A common governance failure is allowing each site or department to reinterpret the ERP process during training. That creates local variation before go-live and undermines standardization. In enterprise distribution rollouts, governance should define which process steps are globally standardized, which are regionally configurable, and which require formal approval to change. Training materials must follow the same model.
- Assign business process owners for inventory, fulfillment, and finance training content approval.
- Use readiness gates tied to role completion, scenario proficiency, and supervisor signoff.
- Measure adoption through transaction accuracy, exception rates, help desk volume, and policy compliance after go-live.
Cloud ERP migration considerations for training and adoption
Cloud ERP migration changes the training strategy in several ways. First, organizations often move from customized legacy workflows to more standardized process models. Users must therefore unlearn local workarounds and understand why the new process is being adopted. Second, cloud platforms introduce more frequent release cycles, which means training cannot be treated as a one-time event. Third, browser-based and mobile experiences may change how warehouse, finance, and customer service teams interact with the system.

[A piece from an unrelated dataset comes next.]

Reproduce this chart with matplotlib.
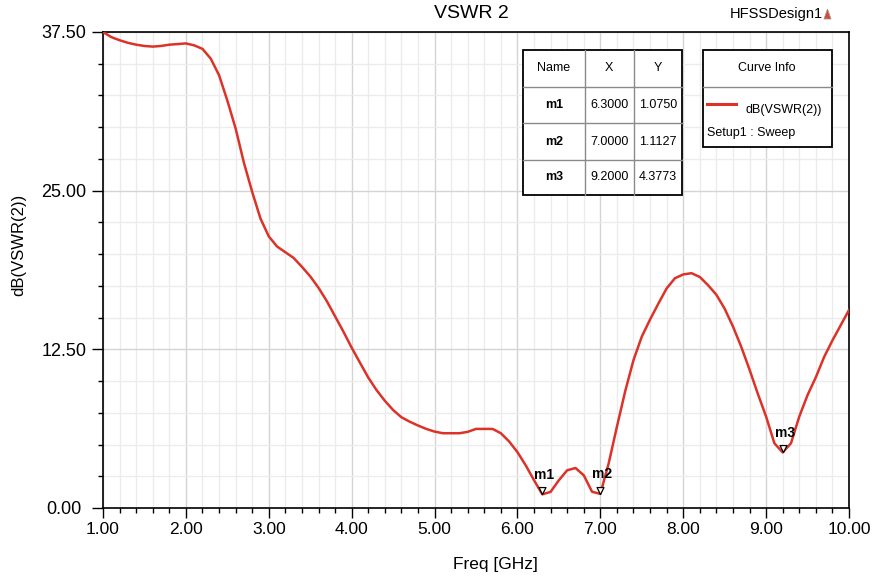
import numpy as np
import matplotlib
matplotlib.use("Agg")
import matplotlib.pyplot as plt
from matplotlib.ticker import MultipleLocator, FormatStrFormatter
from matplotlib.markers import MarkerStyle
from matplotlib.path import Path
from matplotlib.patches import Rectangle, Polygon

plt.rcParams['font.family'] = ['Liberation Sans', 'DejaVu Sans']

# Frequency sweep (GHz) and dB(VSWR(2)) response
freq = np.linspace(1.0, 10.0, 91)
vswr_db = [
    37.5, 37.1, 36.85, 36.65, 36.5, 36.4, 36.35, 36.4, 36.5, 36.55,
    36.6, 36.45, 36.17, 35.4, 34.1, 32.1, 29.9, 27.2, 24.9, 22.8,
    21.4, 20.6, 20.15, 19.7, 19.0, 18.25, 17.35, 16.3, 15.1, 13.9,
    12.63, 11.45, 10.28, 9.29, 8.45, 7.72, 7.15, 6.8, 6.5, 6.23,
    6.02, 5.89, 5.89, 5.89, 6.0, 6.23, 6.23, 6.23, 5.89, 5.24,
    4.4, 3.36, 2.19, 1.075, 1.27, 2.19, 2.97, 3.15, 2.58, 1.28,
    1.1127, 3.5, 6.4, 9.2, 11.65, 13.5, 14.85, 16.1, 17.3, 18.1,
    18.4, 18.5, 18.2, 17.55, 16.8, 15.7, 14.3, 12.7, 10.9, 9.0,
    7.2, 5.1, 4.3773, 5.1, 7.2, 8.9, 10.3, 11.9, 13.2, 14.4,
    15.6,
]

# Markers
marker_names = ["m1", "m2", "m3"]
marker_x = [6.3000, 7.0000, 9.2000]
marker_y = [1.0750, 1.1127, 4.3773]

W, H = 878, 577
fig = plt.figure(figsize=(W / 100, H / 100), dpi=100)
ax = fig.add_axes([103 / W, 1 - 508 / H, 746 / W, 476 / H])

red = "#dc3228"
ax.plot(freq, vswr_db, color=red, lw=1.8, zorder=3, clip_on=True)

ax.set_xlim(1.0, 10.0)
ax.set_ylim(0.0, 37.5)
ax.xaxis.set_major_locator(MultipleLocator(1.0))
ax.xaxis.set_minor_locator(MultipleLocator(0.2))
ax.yaxis.set_major_locator(MultipleLocator(12.5))
ax.yaxis.set_minor_locator(MultipleLocator(2.5))
ax.xaxis.set_major_formatter(FormatStrFormatter("%.2f"))
ax.yaxis.set_major_formatter(FormatStrFormatter("%.2f"))

ax.grid(which="major", color="#d4d4d4", lw=1.0, zorder=0)
ax.grid(which="minor", color="#ececec", lw=1.0, zorder=0)
ax.set_axisbelow(True)

for s in ax.spines.values():
    s.set_color("black")
    s.set_linewidth(1.2)

ax.tick_params(which="major", direction="out", length=7, width=1.0,
               labelsize=12.5, color="black")
ax.tick_params(axis="y", which="major", length=8, pad=20, labelsize=13)
ax.tick_params(axis="x", which="major", pad=3)
ax.tick_params(which="minor", direction="out", length=3.5, width=1.0, color="black")
for lab in ax.get_yticklabels():
    lab.set_horizontalalignment("center")

ax.set_xlabel("Freq [GHz]", fontsize=12.5)
ax.xaxis.set_label_coords((495.5 - 103) / 746, (508 - 564) / 476)
ax.xaxis.label.set_va("center")
ax.set_ylabel("dB(VSWR(2))", fontsize=12)
ax.yaxis.set_label_coords((19 - 103) / 746, (508 - 245) / 476)
ax.yaxis.label.set_va("center")

# Marker triangles with the tip on the curve point
tri = MarkerStyle(Path([(-0.5, 1.0), (0.5, 1.0), (0.0, 0.0), (-0.5, 1.0)],
                       [Path.MOVETO, Path.LINETO, Path.LINETO, Path.CLOSEPOLY]))
ax.plot(marker_x, marker_y, linestyle="none", marker=tri, markersize=10,
        markerfacecolor="white", markeredgecolor="black", markeredgewidth=0.9,
        zorder=4, clip_on=False)
for name, mx, my in zip(marker_names, marker_x, marker_y):
    ax.annotate(name, (mx, my), xytext=(1.5, 14), textcoords="offset points",
                ha="center", va="center", fontsize=10, fontweight="bold", zorder=5)

# Titles
fig.text(471 / W, 1 - 14 / H, "VSWR 2", fontsize=14, ha="center", va="center")
fig.text(823 / W, 1 - 14 / H, "HFSSDesign1", fontsize=10.5, ha="right", va="center")

# Overlay in pixel coordinates for the tables and logo
ov = fig.add_axes([0, 0, 1, 1], zorder=10)
ov.set_xlim(0, W)
ov.set_ylim(H, 0)
ov.axis("off")
ov.patch.set_alpha(0)

ov.add_patch(Polygon([(824, 19), (827.5, 9), (831, 19)], closed=True,
                     facecolor="#d9453a", edgecolor="#9a9a9a", lw=0.6))

# Marker table
cols = [522.7, 585.0, 633.7, 681.7]
rows = [50.0, 86.7, 123.3, 160.0, 195.0]
ov.add_patch(Rectangle((cols[0], rows[0]), cols[-1] - cols[0], rows[-1] - rows[0],
                       facecolor="white", edgecolor="none"))
for c in cols[1:-1]:
    ov.plot([c, c], [rows[0], rows[-1]], color="#8a8a8a", lw=1.0)
for r in rows[1:-1]:
    ov.plot([cols[0], cols[-1]], [r, r], color="#8a8a8a", lw=1.0)
ov.add_patch(Rectangle((cols[0], rows[0]), cols[-1] - cols[0], rows[-1] - rows[0],
                       facecolor="none", edgecolor="black", lw=1.3))
headers = ["Name", "X", "Y"]
for j, htxt in enumerate(headers):
    ov.text((cols[j] + cols[j + 1]) / 2, (rows[0] + rows[1]) / 2, htxt,
            ha="center", va="center", fontsize=9)
for i, (name, mx, my) in enumerate(zip(marker_names, marker_x, marker_y)):
    yc = (rows[i + 1] + rows[i + 2]) / 2
    ov.text((cols[0] + cols[1]) / 2, yc, name, ha="center", va="center",
            fontsize=9, fontweight="bold")
    ov.text((cols[1] + cols[2]) / 2, yc, f"{mx:.4f}", ha="center", va="center", fontsize=9)
    ov.text((cols[2] + cols[3]) / 2, yc, f"{my:.4f}", ha="center", va="center", fontsize=9)

# Curve info box
bx0, bx1, by0, by1, by2 = 702.7, 831.7, 50.0, 86.7, 146.7
ov.add_patch(Rectangle((bx0, by0), bx1 - bx0, by2 - by0, facecolor="white",
                       edgecolor="black", lw=1.3))
ov.plot([bx0, bx1], [by1, by1], color="#8a8a8a", lw=1.0)
ov.text((bx0 + bx1) / 2, (by0 + by1) / 2, "Curve Info", ha="center", va="center", fontsize=9)
ov.plot([707, 736], [104, 104], color=red, lw=2.2)
ov.text(784, 110, "dB(VSWR(2))", ha="center", va="center", fontsize=9)
ov.text(707, 132.7, "Setup1 : Sweep", ha="left", va="center", fontsize=9)

fig.savefig("out.png", dpi=100, facecolor="white")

For executive teams, this means training should be funded as part of the operating model transition, not just the initial deployment. A distributor migrating from an on-premise ERP to a cloud suite may need a standing enablement function that updates training for release changes, new acquisitions, warehouse expansions, and policy updates. This is how organizations sustain adoption beyond the first go-live wave.
Onboarding strategy for new hires after ERP go-live
One of the clearest signs of a mature ERP training program is whether it supports post-implementation onboarding. Distribution businesses often have turnover in warehouse and customer operations roles, and they regularly add new supervisors, analysts, and site leaders. If ERP knowledge remains dependent on informal peer coaching, process drift begins within months of deployment.
A sustainable onboarding model includes role-based learning paths, supervisor checklists, controlled access to training environments, and certification for critical transactions. It should also include refresher content for finance close activities, inventory controls, and fulfillment exceptions. This reduces dependency on tribal knowledge and supports scalability as the business adds sites, channels, or product complexity.
Executive recommendations for improving ERP training ROI in distribution
Executives should treat ERP training as a lever for operational modernization rather than a support cost. The return comes from fewer inventory errors, faster order throughput, cleaner financial postings, shorter onboarding cycles, and stronger compliance with standardized workflows. These outcomes are measurable and should be included in the business case and post-go-live value tracking.
The most effective programs align training with deployment milestones, process governance, and KPI ownership. They use realistic scenarios, not generic demos. They reinforce adoption during hypercare and continue through cloud release cycles. Most importantly, they make supervisors accountable for process compliance, because adoption is sustained in daily operations, not in the classroom.